Un ingegnere italiano è stato rapito in Siria nella zona considerata una roccaforte del clan alawita che appoggia il presidente Bashar al Assad. Con Mario Belluomo, di San Gregorio comune in provincia di Catania, sono state sequestrate altre due persone, probabilmente tecnici russi. I principali sospettati sono i ribelli.
Il siciliano non trovava lavoro in Italia e pochi mesi fa ha scelto la via avventurosa dell'impiego nella Siria in preda alla guerra civile. Non è l'unico. Nel paese mediorientale ci sono ancora 4-500 italiani. In gran parte si tratta di residenti con la doppia cittadinanza. Però non mancano, secondo una fonte de il Giornale, i connazionali che cercano lavoro o inseguono vane speranze di far soldi facili e velocemente, anche se il rischio è altissimo. Spesso e volentieri neppure si registrano sul sito «Viaggiare sicuri» del Ministero degli Esteri, che sconsiglia vivamente di recarsi in Siria.
L'ingegnere è stato rapito nei giorni scorsi, ma la famiglia e la Farnesina l'hanno tenuto nascosto. Belluomo compirà 64 anni il primo gennaio ed è specializzato in elettrotecnica. Sposato con una farmacista ha due figli ventenni, un maschio e una femmina, che vivono in una palazzina di due piani. «È una famiglia tranquilla. Lo conosco come persona per bene - dice un vicino, Sergio Cosentino - Ogni tanto mi fermo a parlare con lui di lavoro. Sono rimasto scioccato dal rapimento. L'ultima volta l'ho visto in estate».
Le prime notizie indicavano che l'ingegnere italiano lavorasse per l'Hmisho, un grosso gruppo locale sorto nel 1988 con finanziamenti dell'Unione europea. A Latakya, la città sul Mediterraneo, che ha dato i natali ad Hafez al Assad, il padre dell'attuale presidente, il gruppo ha impiantato un'acciaieria dove avrebbe trovato lavoro Belluomo. Un dirigente dello stabilimento, contattato dall'Ansa, ha però smentito: «Da cinque anni la nostra azienda non si avvale di consulenti stranieri, né italiani, né di altra nazionalità».
Il mistero si infittisce e la Farnesina lo favorisce alzando la solita cortina fumogena. Belluomo sarebbe stato preso mentre si dirigeva verso Tartus, la città portuale dove ha sede una base navale russa, novanta chilometri più a sud di Latakya. A Tartus sembra che l'ingegnere vivesse in un albergo del posto.

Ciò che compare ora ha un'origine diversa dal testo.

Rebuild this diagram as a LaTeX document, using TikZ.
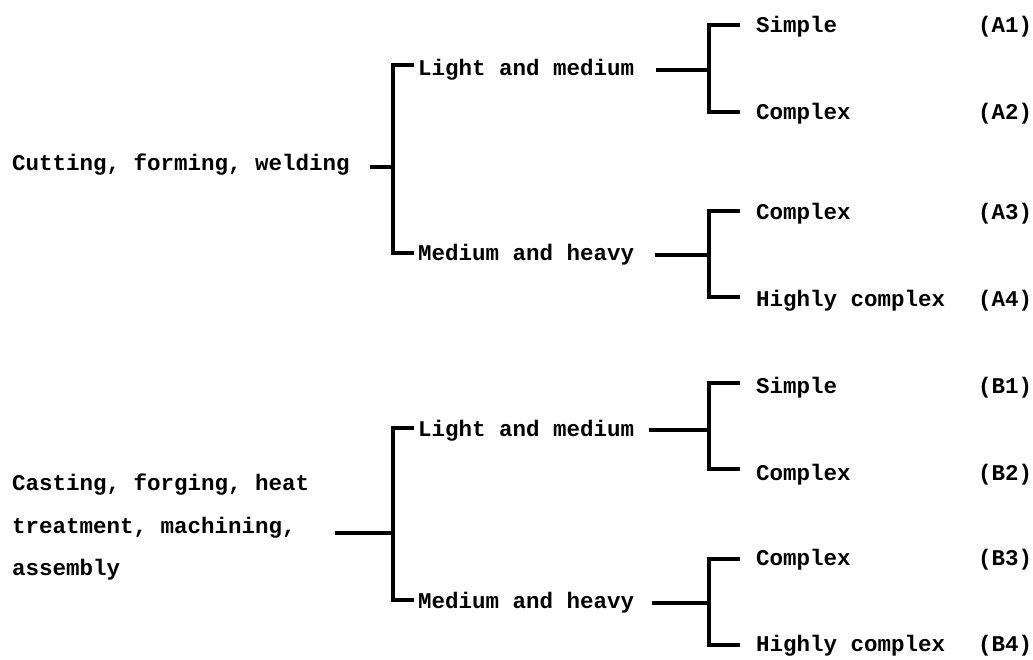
\documentclass[tikz,border=0pt]{standalone}
\usepackage{fontspec}
\setmonofont{Liberation Mono}
\newfontfamily\lblfont{Liberation Mono}
\begin{document}
\begin{tikzpicture}[x=1pt,y=-1pt,
  lbl/.style={anchor=base west,inner sep=0pt,font=\lblfont\bfseries\fontsize{22.5}{42.5}\selectfont},
  br/.style={line width=3.4pt,line join=miter,line cap=butt}]
\useasboundingbox (0,0) rectangle (1033,660);
% ---------- Group A ----------
\node[lbl] (cut) at (12,171) {Cutting, forming, welding};
\node[lbl] (lmA) at (418,76) {Light and medium};
\node[lbl] (mhA) at (418,261) {Medium and heavy};
\node[lbl] (sA1) at (756,33) {Simple};
\node[lbl] (cA2) at (756,120) {Complex};
\node[lbl] (cA3) at (756,220) {Complex};
\node[lbl] (hA4) at (756,306) {Highly complex};
\node[lbl] (A1) at (978,33) {(A1)};
\node[lbl] (A2) at (978,120) {(A2)};
\node[lbl] (A3) at (978,220) {(A3)};
\node[lbl] (A4) at (978,306) {(A4)};
% level 1 bracket A
\coordinate (cutE) at (370,167);
\coordinate (spA) at (393,167);
\coordinate (lmAtip) at (414,65);
\coordinate (mhAtip) at (414,253);
\draw[br] (lmAtip) -| (spA) |- (mhAtip);
\draw[br] (cutE) -- (spA);
% level 2 bracket A (light and medium)
\coordinate (lmAE) at (656,70);
\coordinate (spA1) at (709,70);
\coordinate (sA1tip) at (740,25);
\coordinate (cA2tip) at (740,112);
\draw[br] (sA1tip) -| (spA1) |- (cA2tip);
\draw[br] (lmAE) -- (spA1);
% level 2 bracket A (medium and heavy)
\coordinate (mhAE) at (655,255);
\coordinate (spA2) at (709,255);
\coordinate (cA3tip) at (740,211);
\coordinate (hA4tip) at (740,297);
\draw[br] (cA3tip) -| (spA2) |- (hA4tip);
\draw[br] (mhAE) -- (spA2);
% ---------- Group B ----------
\node[lbl] (cast) at (12,490) {Casting, forging, heat};
\node[lbl] (cast2) at (12,533) {treatment, machining,};
\node[lbl] (cast3) at (12,575) {assembly};
\node[lbl] (lmB) at (418,436) {Light and medium};
\node[lbl] (mhB) at (418,608) {Medium and heavy};
\node[lbl] (sB1) at (756,393) {Simple};
\node[lbl] (cB2) at (756,480) {Complex};
\node[lbl] (cB3) at (756,565) {Complex};
\node[lbl] (hB4) at (756,651) {Highly complex};
\node[lbl] (B1) at (978,393) {(B1)};
\node[lbl] (B2) at (978,480) {(B2)};
\node[lbl] (B3) at (978,565) {(B3)};
\node[lbl] (B4) at (978,651) {(B4)};
% level 1 bracket B
\coordinate (castE) at (335,533);
\coordinate (spB) at (393,533);
\coordinate (lmBtip) at (414,428);
\coordinate (mhBtip) at (414,600);
\draw[br] (lmBtip) -| (spB) |- (mhBtip);
\draw[br] (castE) -- (spB);
% level 2 bracket B (light and medium)
\coordinate (lmBE) at (649,430);
\coordinate (spB1) at (709,430);
\coordinate (sB1tip) at (740,383);
\coordinate (cB2tip) at (740,469);
\draw[br] (sB1tip) -| (spB1) |- (cB2tip);
\draw[br] (lmBE) -- (spB1);
% level 2 bracket B (medium and heavy)
\coordinate (mhBE) at (652,603);
\coordinate (spB2) at (709,603);
\coordinate (cB3tip) at (740,559);
\coordinate (hB4tip) at (740,645);
\draw[br] (cB3tip) -| (spB2) |- (hB4tip);
\draw[br] (mhBE) -- (spB2);
\end{tikzpicture}
\end{document}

L'area del sequestro, sulla costa mediterranea, è una roccaforte storica del regime. Latakya fu la «capitale» di uno stato autonomo alawita, appoggiato dai francesi, dal 1922 fino al 1994, quando è diventato parte integrante della Siria. La scorsa estate il re di Giordania, Abdullah, aveva dichiarato che Assad ha pronto «un piano B» nel caso perdesse il potere a Damasco. Gli alawiti si sarebbero arroccati proprio sulla costa mediterranea a Latakya e Tartus, come ultima ridotta.
Belluomo ha probabilmente percorso la strada costiera, ma l'entroterra è insicuro. A Est ci sono Homs, Hama, Idlib e più a nord Aleppo, epicentri del sanguinoso conflitto che dal febbraio 2011 ha mietuto 40mila morti. Tartus non è solo l'unico punto di appoggio dei russi in Mediterraneo fin dai tempi dell'Unione Sovietica. Nella base, ufficialmente logistica, c'è anche un centro di intelligence di Mosca. Se Belluomo è stato effettivamente rapito con due tecnici russi sarà Mosca a tenere i rapporti con le autorità siriane per risolvere il sequestro. Damasco ci vede come fumo negli occhi dopo il nostro riconoscimento dell'opposizione armata ad Assad. Se sono stati i ribelli, sempre a caccia di stranieri che lavorano nelle zone governative, saranno i servizi italiani a prendere contatti con l'intricata galassia delle fazioni anti regime.
Shady Hamadi, milanese che combatte Assad, ha dichiarato che «sono stati i miliziani» del presidente a rapire l'italiano «per screditare l'opposizione siriana». Forse è solo propaganda, ma il giallo si infittisce.